Some days the pressure doesn’t come crashing in. It sneaks up. It shows up in the small disappointments, the plans that don’t work out, the quiet heaviness that tries to convince you it’s earned the right to stay. That’s usually when the devil gets bold. When you’re tired. When you’re worn thin. When he thinks you won’t notice him slipping back into old territory.
But here’s what I’ve learned. God doesn’t always show up loud. Sometimes He shows up in the smallest acts of care. Getting out of bed when it would be easier not to. Making my space calm instead of chaotic. Opening the curtains. Putting flowers in water. Feeding myself something warm. These aren’t meaningless routines. They’re how I keep the door shut.
Because order is protection. Beauty is resistance. And peace doesn’t just happen — it’s chosen.
So no, discouragement doesn’t get to settle in just because today didn’t go my way. Chaos doesn’t get a seat at my table. And darkness doesn’t get access just because it feels familiar. I’ve worked too hard for the ground I stand on.

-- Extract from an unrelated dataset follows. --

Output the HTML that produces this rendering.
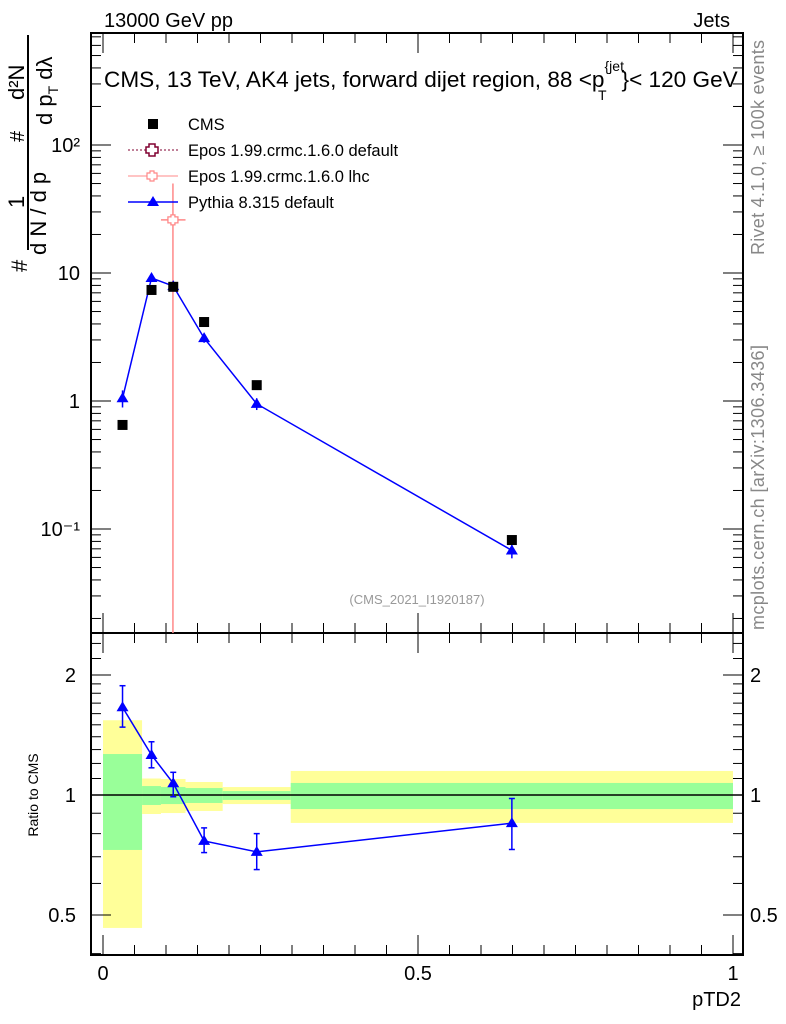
<!DOCTYPE html>
<html><head><meta charset="utf-8"><style>
body{margin:0;background:#fff}
svg{display:block;font-family:"Liberation Sans",sans-serif}
</style></head><body>
<svg id="c" width="786" height="1024" xmlns="http://www.w3.org/2000/svg">
<g id="bands"></g>
<g id="axes"></g>
<g id="marks"></g>
<text x="104" y="27" font-size="20">13000 GeV pp</text>
<text x="730" y="27" font-size="20" text-anchor="end">Jets</text>
<text x="104" y="87" font-size="22.6">CMS, 13 TeV, AK4 jets, forward dijet region, 88 &lt;p<tspan font-size="14" dy="-16">{jet</tspan><tspan font-size="14" dx="-26" dy="29">T</tspan><tspan dx="15" dy="-13">}&lt; 120 GeV</tspan></text>
<text x="417" y="604" font-size="13" fill="#999" text-anchor="middle">(CMS_2021_I1920187)</text>
<text transform="translate(764,255) rotate(-90)" font-size="18" fill="#888" textLength="215">Rivet 4.1.0, ≥ 100k events</text>
<text transform="translate(764,630) rotate(-90)" font-size="18" fill="#888" textLength="285">mcplots.cern.ch [arXiv:1306.3436]</text>
<g font-size="22">
<text transform="translate(27,272) rotate(-90)">#</text>
<line x1="28" y1="250" x2="28" y2="35" stroke="#000" stroke-width="2"/>
<text transform="translate(24,208) rotate(-90)">1</text>
<text transform="translate(46,255) rotate(-90)">d N / d p</text>
<text transform="translate(24,142) rotate(-90)" font-size="20">#</text>
<text transform="translate(24,100) rotate(-90)">d²N</text>
<line x1="28" y1="125" x2="28" y2="35" stroke="#000" stroke-width="1.5"/>
<text transform="translate(52,125) rotate(-90)">d p<tspan font-size="14" dy="6">T</tspan><tspan dy="-6"> dλ</tspan></text>
</g>
<text transform="translate(38,795) rotate(-90)" font-size="14" text-anchor="middle">Ratio to CMS</text>
<text x="741" y="1006" font-size="20" text-anchor="end">pTD2</text>
<g font-size="16.5">
<g><rect x="148" y="119" width="10" height="10" fill="#000"/><text x="188" y="130">CMS</text></g>
<g><line x1="128" y1="150" x2="178" y2="150" stroke="#800030" stroke-dasharray="2,2"/><path d="M149,144h6v3h3v6h-3v3h-6v-3h-3v-6h3z" fill="#fff" stroke="#800030" stroke-width="1.5"/><text x="188" y="156">Epos 1.99.crmc.1.6.0 default</text></g>
<g><line x1="128" y1="176" x2="178" y2="176" stroke="#f88"/><path d="M150,171h4v2h3v6h-3v2h-4v-2h-3v-6h3z" fill="#fff" stroke="#f88" stroke-width="1.2"/><text x="188" y="182">Epos 1.99.crmc.1.6.0 lhc</text></g>
<g><line x1="128" y1="202" x2="178" y2="202" stroke="#00f" stroke-width="1.5"/><path d="M153,196l6,10h-12z" fill="#00f"/><text x="188" y="208">Pythia 8.315 default</text></g>
</g>
</svg>
<script>
const binEdges=[0,0.062,0.092,0.131,0.19,0.298,1.0];
const cmsVals=[0.65,7.37,7.8,4.14,1.33,0.082];
const pyVals=[1.05,9.14,7.9,3.1,0.95,0.068];
const pyErr=[0.16,0.6,0.5,0.25,0.1,0.009];
const eposX=[0.111];const eposVal=[26];const eposErrHi=[24];
const ratioVals=[1.66,1.26,1.07,0.767,0.72,0.85];
const ratioErrHi=[0.22,0.1,0.07,0.06,0.08,0.13];
const ratioErrLo=[0.18,0.09,0.08,0.05,0.07,0.12];
const yelHi=[1.54,1.10,1.097,1.078,1.047,1.149];
const yelLo=[0.464,0.896,0.901,0.912,0.949,0.851];
const grnHi=[1.267,1.053,1.047,1.041,1.023,1.072];
const grnLo=[0.728,0.944,0.949,0.955,0.972,0.922];
const xTicks=[0,0.5,1];const xTickLabels=["0","0.5","1"];
const L=91,R=743,T=33,M=633,B=955;
const X=v=>103+630*v;
const Y=v=>401-128*Math.log10(v);
const YR=v=>795-120*Math.log2(v);
const NS="http://www.w3.org/2000/svg";
function mk(p,t,a){const e=document.createElementNS(NS,t);for(const k in a)e.setAttribute(k,a[k]);document.getElementById(p).appendChild(e);return e;}
const cx=binEdges.slice(0,-1).map((e,i)=>(e+binEdges[i+1])/2);
for(let i=0;i<6;i++){
 const a=X(binEdges[i]),b=X(binEdges[i+1]);
 let r=mk('bands','rect',{x:a,y:YR(yelHi[i]),width:b-a,height:YR(yelLo[i])-YR(yelHi[i]),fill:'#ffff99'});
 
 
 r=mk('bands','rect',{x:a,y:YR(grnHi[i]),width:b-a,height:YR(grnLo[i])-YR(grnHi[i]),fill:'#99ff99'});
 
 
}
mk('axes','rect',{x:L,y:T,width:R-L,height:M-T,fill:'none',stroke:'#000','stroke-width':2});
mk('axes','rect',{x:L,y:M,width:R-L,height:B-M,fill:'none',stroke:'#000','stroke-width':2});
mk('axes','line',{x1:L,y1:YR(1),x2:R,y2:YR(1),stroke:'#000','stroke-width':1.5});
for(let d=-2;d<=2;d++)for(let k=1;k<10;k++){const v=k*Math.pow(10,d);const y=Y(v);if(y<T||y>M)continue;const len=k==1?20:10;
 mk('axes','line',{x1:L,y1:y,x2:L+len,y2:y,stroke:'#000'});mk('axes','line',{x1:R,y1:y,x2:R-len,y2:y,stroke:'#000'});}
const ml=[[2,'10²'],[1,'10'],[0,'1'],[-1,'10⁻¹']];
ml.forEach(([d,s])=>{const t=mk('axes','text',{x:80,y:Y(Math.pow(10,d))+7,'font-size':20,'text-anchor':'end'});t.textContent=s;
 
 });
[0.4,0.5,0.6,0.7,0.8,0.9,1,1.1,1.2,1.3,1.4,1.5,1.6,1.7,1.8,1.9,2,2.2,2.4].forEach(v=>{const y=YR(v);if(y<M||y>B)return;const len=(v==0.5||v==1||v==2)?20:10;
 mk('axes','line',{x1:L,y1:y,x2:L+len,y2:y,stroke:'#000'});mk('axes','line',{x1:R,y1:y,x2:R-len,y2:y,stroke:'#000'});});
[[2,'2'],[1,'1'],[0.5,'0.5']].forEach(([v,s])=>{let t=mk('axes','text',{x:76,y:YR(v)+7,'font-size':20,'text-anchor':'end'});t.textContent=s;
 
 
 t=mk('axes','text',{x:750,y:YR(v)+7,'font-size':20});t.textContent=s;
 
 });
for(let i=0;i<=20;i++){const v=i*0.05;const x=X(v);const len=i%10==0?20:10;
 mk('axes','line',{x1:x,y1:M,x2:x,y2:M-len,stroke:'#000'});mk('axes','line',{x1:x,y1:T,x2:x,y2:T+len,stroke:'#000'});
 mk('axes','line',{x1:x,y1:B,x2:x,y2:B-len,stroke:'#000'});mk('axes','line',{x1:x,y1:M,x2:x,y2:M+len,stroke:'#000'});}
xTicks.forEach((v,i)=>{const t=mk('axes','text',{x:X(v),y:980,'font-size':20,'text-anchor':'middle'});t.textContent=xTickLabels[i];
 
 });
eposX.forEach((v,i)=>{const x=X(v),y=Y(eposVal[i]);
 mk('marks','line',{x1:x,y1:Y(eposVal[i]+eposErrHi[i]),x2:x,y2:M,stroke:'#f88','stroke-width':1.5});
 mk('marks','line',{x1:X(binEdges[2]),y1:y,x2:X(binEdges[3]),y2:y,stroke:'#f88','stroke-width':1.5});
 const p=mk('marks','path',{d:`M${x-2},${y-5}h4v2h3v6h-3v2h-4v-2h-3v-6h3z`,fill:'#fff',stroke:'#f88','stroke-width':1.3});
 
 });
mk('marks','polyline',{points:cx.map((v,i)=>X(v)+','+Y(pyVals[i])).join(' '),fill:'none',stroke:'#00f','stroke-width':1.5});
pyVals.forEach((v,i)=>{const x=X(cx[i]),y=Y(v);
 mk('marks','line',{x1:x,y1:Y(v+pyErr[i]),x2:x,y2:Y(v-pyErr[i]),stroke:'#00f','stroke-width':1.5});
 const p=mk('marks','path',{d:`M${x},${y-6}l6,10h-12z`,fill:'#00f'});
 
 });
cmsVals.forEach((v,i)=>{const r=mk('marks','rect',{x:X(cx[i])-5,y:Y(v)-5,width:10,height:10,fill:'#000'});
 
 });
mk('marks','polyline',{points:cx.map((v,i)=>X(v)+','+YR(ratioVals[i])).join(' '),fill:'none',stroke:'#00f','stroke-width':1.5});
ratioVals.forEach((v,i)=>{const x=X(cx[i]),y=YR(v);
 mk('marks','line',{x1:x,y1:YR(v+ratioErrHi[i]),x2:x,y2:YR(v-ratioErrLo[i]),stroke:'#00f','stroke-width':1.5});
 mk('marks','line',{x1:x-3,y1:YR(v+ratioErrHi[i]),x2:x+3,y2:YR(v+ratioErrHi[i]),stroke:'#00f','stroke-width':1.5});
 mk('marks','line',{x1:x-3,y1:YR(v-ratioErrLo[i]),x2:x+3,y2:YR(v-ratioErrLo[i]),stroke:'#00f','stroke-width':1.5});
 const p=mk('marks','path',{d:`M${x},${y-6}l6,10h-12z`,fill:'#00f'});
 
 });
</script>
</body></html>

Every small choice toward care is a boundary. Every moment of presence is a quiet prayer. Every time I tend what’s around me, I’m saying this space is occupied and guarded.
I’m not denying the hard days. I’m refusing to let them define me. Pressure isn’t defeat. Delay isn’t denial. And struggle doesn’t get the final word.
So don’t play with me with God on my side. Amen.
Spicy Bloody Mary Seafood Stew
Ingredients
- 2 tablespoons olive oil
- 1 large yellow onion, finely chopped
- 2 celery stalks, finely chopped
- 4 garlic cloves, minced
- 2 tablespoons tomato paste
- 1 teaspoon celery seed
- 1 teaspoon Old Bay seasoning
- ½ teaspoon smoked paprika
- ½ teaspoon freshly cracked black pepper
- ½ teaspoon cayenne pepper
- 1½ teaspoons kosher salt
- ½ cup vodka
- 3 cups Bloody Mary mix
- 1 (28-ounce) can fire-roasted diced tomatoes, undrained
- 2 cups seafood stock
- 2 tablespoons Worcestershire sauce
- 1 to 2 tablespoons hot sauce, to taste
- 2 tablespoons olive brine
- 20 green olives, thinly sliced
- 1 pound firm white fish (cod, halibut, or grouper), cut into
- 1½-inch chunks
- 1 pound large shrimp, peeled, deveined, and cut into bite-size pieces
- 8 ounces sea scallops, halved or quartered if large
- 8 ounces lump crabmeat or cooked lobster meat, cut into generous chunks
- 1 to 2 tablespoons prepared horseradish, to taste
- ½ lemon, juiced
- 2 tablespoons butter
- ¼ cup chopped fresh flat-leaf parsley, plus more for serving
Instructions
- Heat olive oil in a large Dutch oven or heavy soup pot over medium heat. Add onion and celery and cook, stirring occasionally, until very soft and lightly golden, 8 to 10 minutes.
- Add garlic and cook 30 seconds, stirring, until fragrant. Stir in tomato paste, celery seed, Old Bay, smoked paprika, black pepper, cayenne, and salt. Cook 1 to 2 minutes, stirring, until the tomato paste darkens and coats the vegetables.
- Pour in vodka and simmer 2 to 3 minutes, scraping up any browned bits, until reduced by about half.
- Add Bloody Mary mix, fire-roasted tomatoes, seafood stock, Worcestershire sauce, hot sauce, olive brine, and olives. Bring to a gentle boil, then reduce heat and simmer uncovered for 20 minutes to concentrate flavor.
- Lower heat to a gentle simmer. Add white fish and cook 2 minutes. Add shrimp and scallops and cook 2 to 3 minutes more, just until opaque and tender.
- Remove pot from heat and gently fold in crab or lobster, horseradish, butter, lemon juice, and parsley. Taste and adjust seasoning.
- Ladle into wide bowls, making sure every serving gets a generous mix of seafood. Serve hot with thick slices of crusty bread for dipping.
Storage
Refrigerate: Store leftovers in an airtight container in the refrigerator for up to 2 days.
Freeze: Freezing is not recommended. The seafood will lose its texture and the soup will not be at its best.
Reheat: Reheat gently over low heat, stirring carefully, until just warmed through. Do not boil, or the seafood will overcook.